On Thu, 2005-02-24 at 10:29 -0500, Sandro Magi wrote:
> This does seem to capture the two distinct "equality" flavours I've 
> encountered. However, I'd be inclined to drop the over-used "equal"  
> terminology entirely and adopt more descriptive names:
> 
>     equiv?   equivalence, ie. (recursive) structural equality
> 
>     ident?   identity equality (or perhaps ref-eq? or ref-equiv?)

I see what you mean. For better or worse, equal? and eq? have a long
tradition, and I'm not going to change that.

> > Consider implementation of a set of objects or a generic collection. In
> > order to implement fast membership checks and a fast union operation,
> > every object must have not just an equality check, but a magnitude
> > check. If we want fast, generic collection implementations, we somehow
> > need to address this, and it would be really nice NOT to pass a function
> > pointer to a type-specific magnitude comparator function.
> 
> 
> Theoretically, the size only needs to be extracted once for each typed 
> collection, doesn't it? It's not so bad if that's the case.

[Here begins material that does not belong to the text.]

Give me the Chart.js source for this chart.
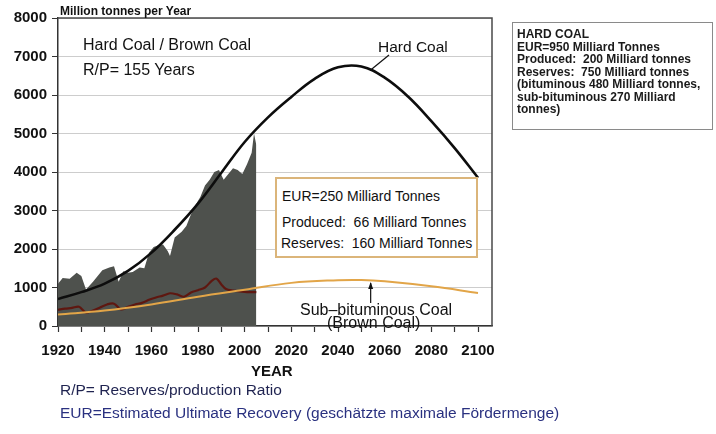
<!DOCTYPE html>
<html>
<head>
<meta charset="utf-8">
<script src="https://cdn.jsdelivr.net/npm/chart.js@4.4.1/dist/chart.umd.min.js"></script>
<style>
  body { margin: 0; background: #fff; }
  #wrap { position: relative; width: 716px; height: 434px; overflow: hidden; font-family: "Liberation Sans", Arial, sans-serif; color: #111; }
  #coal { position: absolute; left: 0; top: 0; }
  .t { position: absolute; white-space: nowrap; line-height: 1; }
  .box { position: absolute; box-sizing: border-box; }
</style>
</head>
<body>
<div id="wrap">
  <canvas id="coal" width="716" height="434"></canvas>

  <div class="t" style="left:60px;top:5px;font-size:12px;font-weight:bold;">Million tonnes per Year</div>
  <div class="t" style="left:83px;top:37px;font-size:16px;">Hard Coal / Brown Coal</div>
  <div class="t" style="left:83px;top:62px;font-size:16px;">R/P= 155 Years</div>
  <div class="t" style="left:378px;top:39px;font-size:15.5px;">Hard Coal</div>

  <div class="box" style="left:275px;top:177px;width:203px;height:81px;border:2px solid #dbb57a;background:#fff;"></div>
  <div class="t" style="left:282px;top:189px;font-size:14px;">EUR=250 Milliard Tonnes</div>
  <div class="t" style="left:282px;top:215px;font-size:14px;">Produced:&nbsp; 66 Milliard Tonnes</div>
  <div class="t" style="left:281px;top:236px;font-size:14px;">Reserves:&nbsp; 160 Milliard Tonnes</div>

  <div class="t" style="left:300px;top:302px;font-size:16px;">Sub&ndash;bituminous Coal</div>
  <div class="t" style="left:327px;top:315px;font-size:16px;">(Brown Coal)</div>

  <div class="box" style="left:512px;top:22px;width:201px;height:108px;border:1px solid #8a8a8a;"></div>
  <div class="t" style="left:517px;top:28px;font-size:12px;font-weight:bold;line-height:12.5px;color:#1a1a1a;">
    HARD COAL<br>EUR=950 Milliard Tonnes<br>Produced:&nbsp; 200 Milliard tonnes<br>Reserves:&nbsp; 750 Milliard tonnes<br>(bituminous 480 Milliard tonnes,<br>sub-bituminous 270 Milliard<br>tonnes)
  </div>

  <div class="t" style="left:251px;top:363px;font-size:15px;font-weight:bold;">YEAR</div>
  <div class="t" style="left:60px;top:382px;font-size:15.5px;color:#1f2350;">R/P= Reserves/production Ratio</div>
  <div class="t" style="left:60px;top:405px;font-size:15.5px;color:#2a3180;">EUR=Estimated Ultimate Recovery (geschätzte maximale Fördermenge)</div>
</div>

<script>
// ===== Data =====
const totalYears  = [1920, 1922, 1925, 1928, 1930, 1932, 1935, 1937, 1939, 1942, 1944, 1946, 1948, 1950, 1952, 1955, 1957, 1959, 1961, 1963, 1965, 1967, 1968, 1970, 1973, 1975, 1977, 1979, 1981, 1983, 1985, 1987, 1989, 1991, 1993, 1995, 1997, 1999, 2001, 2003, 2004, 2005];
const totalValues = [1100, 1250, 1230, 1380, 1300, 950, 1150, 1300, 1450, 1520, 1550, 1150, 1420, 1380, 1400, 1520, 1500, 1900, 2050, 2100, 2120, 1950, 1820, 2300, 2450, 2600, 2900, 3150, 3350, 3650, 3800, 4000, 4050, 3800, 3950, 4100, 4050, 3950, 4200, 4500, 5000, 4700];

const hardYears  = [1920, 1930, 1940, 1950, 1960, 1970, 1980, 1990, 2000, 2010, 2020, 2030, 2040, 2050, 2060, 2070, 2080, 2090, 2100];
const hardValues = [700, 880, 1100, 1430, 1900, 2500, 3180, 3980, 4780, 5420, 5950, 6420, 6720, 6740, 6450, 5960, 5320, 4620, 3850];

const brownYears  = [1920, 1923, 1926, 1929, 1932, 1935, 1938, 1941, 1944, 1947, 1950, 1953, 1956, 1959, 1962, 1965, 1968, 1971, 1974, 1977, 1980, 1983, 1986, 1988, 1990, 1992, 1995, 1998, 2001, 2005];
const brownValues = [420, 450, 470, 500, 350, 400, 480, 560, 580, 430, 500, 560, 600, 680, 740, 790, 850, 820, 760, 870, 930, 1000, 1180, 1230, 1080, 960, 920, 900, 880, 880];

const subYears  = [1920, 1940, 1960, 1980, 2000, 2020, 2040, 2050, 2060, 2080, 2100];
const subValues = [300, 400, 560, 760, 940, 1120, 1190, 1195, 1160, 1030, 860];

const yTicks = [0, 1000, 2000, 3000, 4000, 5000, 6000, 7000, 8000];
const xTickYears = [1920, 1930, 1940, 1950, 1960, 1970, 1980, 1990, 2000, 2010, 2020, 2030, 2040, 2050, 2060, 2070, 2080, 2090, 2100];
const xLabelYears = [1920, 1940, 1960, 1980, 2000, 2020, 2040, 2060, 2080, 2100];

const pts = (xs, ys) => xs.map((x, i) => ({ x, y: ys[i] }));

// ===== Frame + pointers =====
const extras = {
  id: 'extras',
  afterDatasetsDraw(chart) {
    const { ctx, chartArea: a, scales: { x, y } } = chart;
    ctx.save();
    ctx.strokeStyle = '#4a4a4a';
    ctx.lineWidth = 1.5;
    ctx.beginPath();
    ctx.moveTo(a.left, a.top);
    ctx.lineTo(a.right, a.top);
    ctx.lineTo(a.right, a.bottom);
    ctx.stroke();

    // Hard Coal label pointer
    ctx.strokeStyle = '#111';
    ctx.lineWidth = 1.2;
    ctx.beginPath();
    ctx.moveTo(389, 55);
    ctx.lineTo(x.getPixelForValue(2054), y.getPixelForValue(6650));
    ctx.stroke();

    // Sub-bituminous arrow
    const ax = x.getPixelForValue(2054), ay = y.getPixelForValue(1170);
    ctx.beginPath();
    ctx.moveTo(ax, 303);
    ctx.lineTo(ax, ay + 2);
    ctx.stroke();
    ctx.fillStyle = '#111';
    ctx.beginPath();
    ctx.moveTo(ax, ay + 1);
    ctx.lineTo(ax - 2.5, ay + 8);
    ctx.lineTo(ax + 2.5, ay + 8);
    ctx.closePath();
    ctx.fill();
    ctx.restore();
  }
};

new Chart(document.getElementById('coal'), {
  type: 'line',
  data: {
    datasets: [
      { label: 'Hard Coal', data: pts(hardYears, hardValues), borderColor: '#0d0d0d', borderWidth: 2.6, pointRadius: 0, tension: 0.4, fill: false, order: 0 },
      { label: 'Sub-bituminous Coal', data: pts(subYears, subValues), borderColor: '#e2a548', borderWidth: 2, pointRadius: 0, tension: 0.4, fill: false, order: 1 },
      { label: 'Brown Coal production', data: pts(brownYears, brownValues), borderColor: '#5e1710', borderWidth: 2.2, pointRadius: 0, tension: 0.3, fill: false, order: 2 },
      { label: 'Coal production', data: pts(totalYears, totalValues), borderWidth: 0, borderColor: 'rgba(0,0,0,0)', backgroundColor: '#4e514d', pointRadius: 0, tension: 0, fill: 'origin', order: 3 }
    ]
  },
  options: {
    responsive: false,
    animation: false,
    layout: { padding: { top: 18, right: 224, bottom: 0, left: 0 } },
    plugins: { legend: { display: false }, tooltip: { enabled: false } },
    scales: {
      x: {
        type: 'linear', min: 1920, max: 2106,
        afterBuildTicks: s => { s.ticks = xTickYears.map(v => ({ value: v })); },
        afterFit: s => { s.height = 108; },
        ticks: {
          autoSkip: false, maxRotation: 0, padding: 10,
          color: '#111', font: { family: 'Liberation Sans', size: 15, weight: 'bold' },
          callback: v => xLabelYears.includes(v) ? String(v) : ''
        },
        grid: { drawOnChartArea: false, drawTicks: true, tickLength: 6, tickColor: '#333', tickWidth: 1.2 },
        border: { display: true, color: '#333', width: 1.5 }
      },
      y: {
        min: 0, max: 8000,
        afterBuildTicks: s => { s.ticks = yTicks.map(v => ({ value: v })); },
        afterFit: s => { s.width = 58; },
        ticks: { padding: 5, color: '#111', font: { family: 'Liberation Sans', size: 15, weight: 'bold' }, callback: v => String(v) },
        grid: { color: '#cdcdcd', lineWidth: 1, tickLength: 6, tickColor: '#333' },
        border: { display: true, color: '#333', width: 1.5 }
      }
    }
  },
  plugins: [extras]
});
</script>
</body>
</html>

I am not clear why size is an issue at all. The issue is comparison with
less-than? and greater-than?

> So if I'm understanding the collections issue correctly, the problem is 
> that you want one operator that can be used to check 
> equality/identity/equivalence over both value types and reference types...

That isn't hard to do. The problem is that we need to do magnitude
comparisons in order to avoid very expensive set operations.

> Isn't the magnitude of a reference type simply the magnitude of the 
> pointer? The pointer is what is used in constructing types after all, so 
> its contribution to the size of the constructed type is the size of the 
> pointer.

Not in the case where the garbage collector may result in a heap where
the objects have been reordered in memory.

> Perhaps I'm just misunderstanding the use cases. How were you thinking 
> these generic collections would store their values? Would each item be 
> "boxed", or would each item be copied by value and held internally?

Boxing vs. unboxing isn't the problem.